Obbink has been suspended from Oxford.
Since October, he [Obbink] has been suspended from duties following the biggest scandal that has ever hit, and is ever likely to hit, the University of Oxford’s classics department.
We get some sense of how much these items might have been selling for.
The Greens, advised by Carroll, were buying biblical artefacts, such as Torahs and early papyrus manuscripts of the New Testament, at a dizzying pace: $70m was spent on 55,000 objects between 2009 and 2012, Carroll claimed later. The market in a hitherto arcane area of collecting sky-rocketed. “Fortunes were made. At least two vendors who had been making €1-2m a year were suddenly making €100-200m a year,” said one longtime collector. 
The prices of the items [on the MOTB sale contracts] were redacted, but an expert told me he thought they could have been sold for $200,000 each. 
No price is mentioned [in the Christie’s brochure for the Sappho papyrus], but a collector familiar with the field estimates a likely figure of around $800,000.
$200k seems low for a “first-century” NT fragment, but I’m hardly knowledgeable in this area. In any case, it appears that Obbink was not only making enough money to buy his “castle” in Waco, but also to upgrade his home in Oxford.
In 2014, around the time his antiquities dealership Castle Folio was incorporated, he bought himself a castle. Or, rather, the Texan equivalent – an 1890s neo-Gothic pile in Waco, called Cottonland Castle. He already had a six-bedroom house in Oxford’s suburbs, in the garden of which he had dug a large, L-shape swimming pool – an upgrade from the canal boat he had once shared with a colleague.
The MOTB still has a lot of dodgy papryi and they are trying to repatriate (some of?) them.
At present, just over 20 papyri are displayed on the museum’s website, out of 5,000. I asked Holmes whether one can therefore conclude that the Greens own around 4,980 papyri that lack reliable provenance. “In general, yes,” said Holmes.

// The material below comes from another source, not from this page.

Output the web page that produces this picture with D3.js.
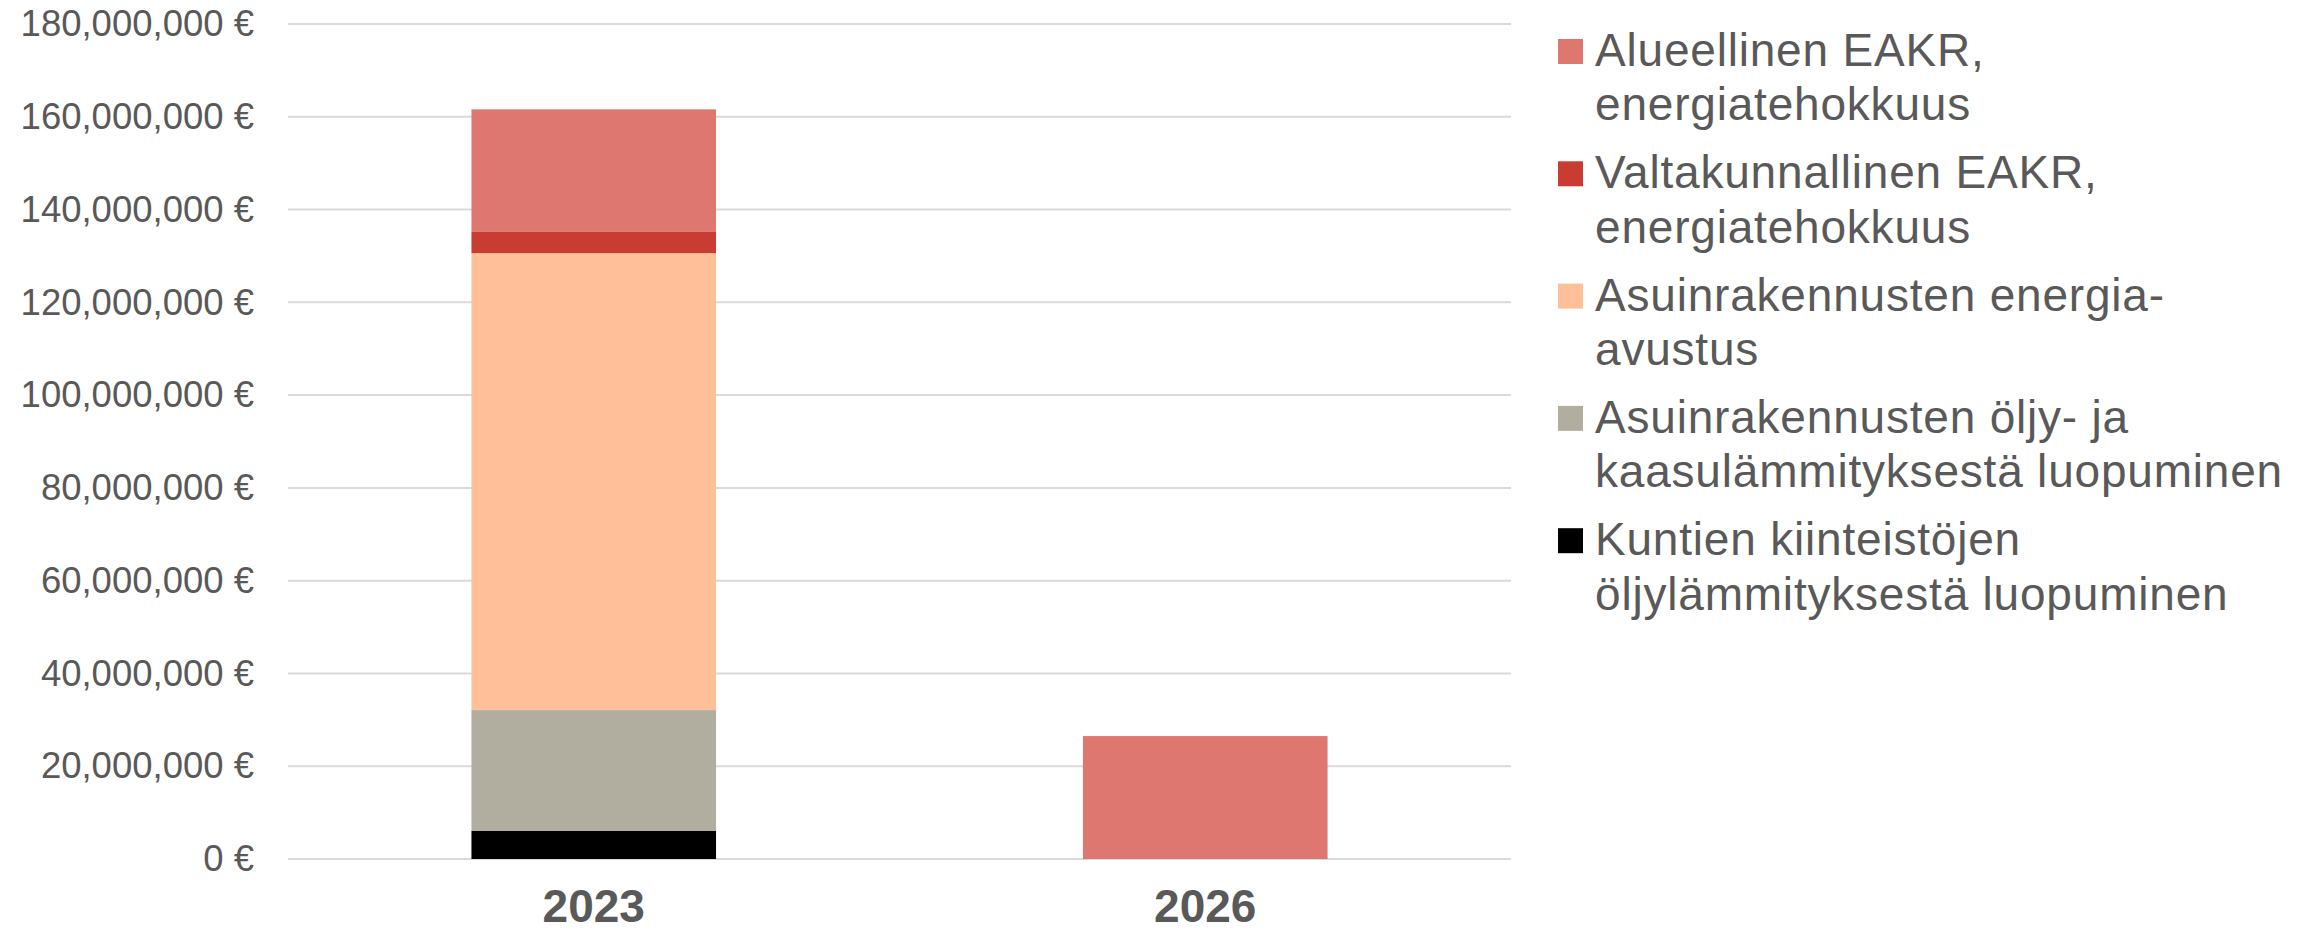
<!DOCTYPE html>
<html>
<head>
<meta charset="utf-8">
<script src="https://cdn.jsdelivr.net/npm/d3@7"></script>
<style>
  html, body { margin: 0; padding: 0; background: #ffffff; }
  svg { display: block; font-family: "Liberation Sans", Arial, sans-serif; }
</style>
</head>
<body>
<svg id="chart" width="2316" height="932"></svg>
<script>
// ---- data ----
const years = ["2023", "2026"];
const seriesNames = [
  "Kuntien kiinteistöjen öljylämmityksestä luopuminen",
  "Asuinrakennusten öljy- ja kaasulämmityksestä luopuminen",
  "Asuinrakennusten energia-avustus",
  "Valtakunnallinen EAKR, energiatehokkuus",
  "Alueellinen EAKR, energiatehokkuus"
];
const kuntienOljy = [6100000, 0];
const asuinOljyKaasu = [26000000, 0];
const asuinEnergia = [98500000, 0];
const valtakunnallinen = [4700000, 0];
const alueellinen = [26300000, 26500000];
const seriesColors = ["#000000", "#B1AE9F", "#FFBF99", "#C83C32", "#DD7770"];
const legendLines = [
  ["Alueellinen EAKR,", "energiatehokkuus"],
  ["Valtakunnallinen EAKR,", "energiatehokkuus"],
  ["Asuinrakennusten energia-", "avustus"],
  ["Asuinrakennusten öljy- ja", "kaasulämmityksestä luopuminen"],
  ["Kuntien kiinteistöjen", "öljylämmityksestä luopuminen"]
];
const legendColors = ["#DD7770", "#C83C32", "#FFBF99", "#B1AE9F", "#000000"];
const yTicks = [0, 20000000, 40000000, 60000000, 80000000, 100000000, 120000000, 140000000, 160000000, 180000000];

// ---- build table ----
const seriesArrays = [kuntienOljy, asuinOljyKaasu, asuinEnergia, valtakunnallinen, alueellinen];
const table = years.map((yr, i) => {
  const row = { year: yr };
  seriesNames.forEach((n, k) => row[n] = seriesArrays[k][i]);
  return row;
});
const stacked = d3.stack().keys(seriesNames)(table);

// ---- layout ----
const svg = d3.select("#chart");
const plot = { left: 288, right: 1511, top: 24, bottom: 859 };
const textColor = "#595959";

const x = d3.scaleBand().domain(years).range([plot.left, plot.right]).paddingInner(0.6).paddingOuter(0.3);
const y = d3.scaleLinear().domain([0, 180000000]).range([plot.bottom, plot.top]);

// gridlines
svg.append("g").selectAll("line").data(yTicks).join("line")
  .attr("x1", plot.left).attr("x2", plot.right)
  .attr("y1", d => y(d)).attr("y2", d => y(d))
  .attr("stroke", "#d9d9d9").attr("stroke-width", 2);

// y axis
const fmt = d3.format(",");
const yAxis = d3.axisLeft(y).tickValues(yTicks).tickSize(0).tickPadding(34)
  .tickFormat(d => fmt(d) + " €");
const yg = svg.append("g").attr("transform", `translate(${plot.left},0)`).call(yAxis);
yg.select(".domain").remove();
yg.selectAll("text").attr("fill", textColor).style("font-size", "36.5px")
  .style("font-family", "'Liberation Sans', Arial, sans-serif");

// bars
svg.append("g").selectAll("g").data(stacked).join("g")
  .attr("fill", (d, i) => seriesColors[i])
  .selectAll("rect").data(d => d).join("rect")
  .attr("x", d => x(d.data.year))
  .attr("width", x.bandwidth())
  .attr("y", d => y(d[1]))
  .attr("height", d => Math.max(0, y(d[0]) - y(d[1])));

// x axis
const xAxis = d3.axisBottom(x).tickSize(0).tickPadding(0);
const xg = svg.append("g").attr("transform", `translate(0,${plot.bottom})`).call(xAxis);
xg.select(".domain").remove();
xg.selectAll("text").attr("fill", textColor).attr("dy", null).attr("y", 63)
  .style("font-size", "46px").style("font-weight", "bold")
  .style("font-family", "'Liberation Sans', Arial, sans-serif");

// legend
const lg = svg.append("g");
const entries = lg.selectAll("g").data(legendLines).join("g")
  .attr("transform", (d, i) => `translate(1558, ${39 + i * 122.3})`);
entries.append("rect").attr("width", 25).attr("height", 25)
  .attr("fill", (d, i) => legendColors[i]);
entries.append("text")
  .attr("fill", textColor).style("font-size", "46px").style("letter-spacing", "0.8px")
  .selectAll("tspan").data(d => d).join("tspan")
  .attr("x", 37).attr("y", (d, j) => 27 + j * 54.4)
  .text(d => d);
</script>
</body>
</html>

The organisation is now negotiating, he told me, with national governments to return ownership of unprovenanced items to their countries of origin.
Why were so many duped along the way? I think the author nails it with this:
These rumours [about Obbink selling papyri] seemed outlandish – who would you be more likely to trust: the eminent Oxford papyrologist Dirk Obbink, or Scott Carroll, with his mummy masks on the stove?
The irony is that, in this case, the man whose “lecture style is more 19th-century showman than sober scholar” turns out to be more reliable than the “lugubrious, crumpled, owlish” Oxford don!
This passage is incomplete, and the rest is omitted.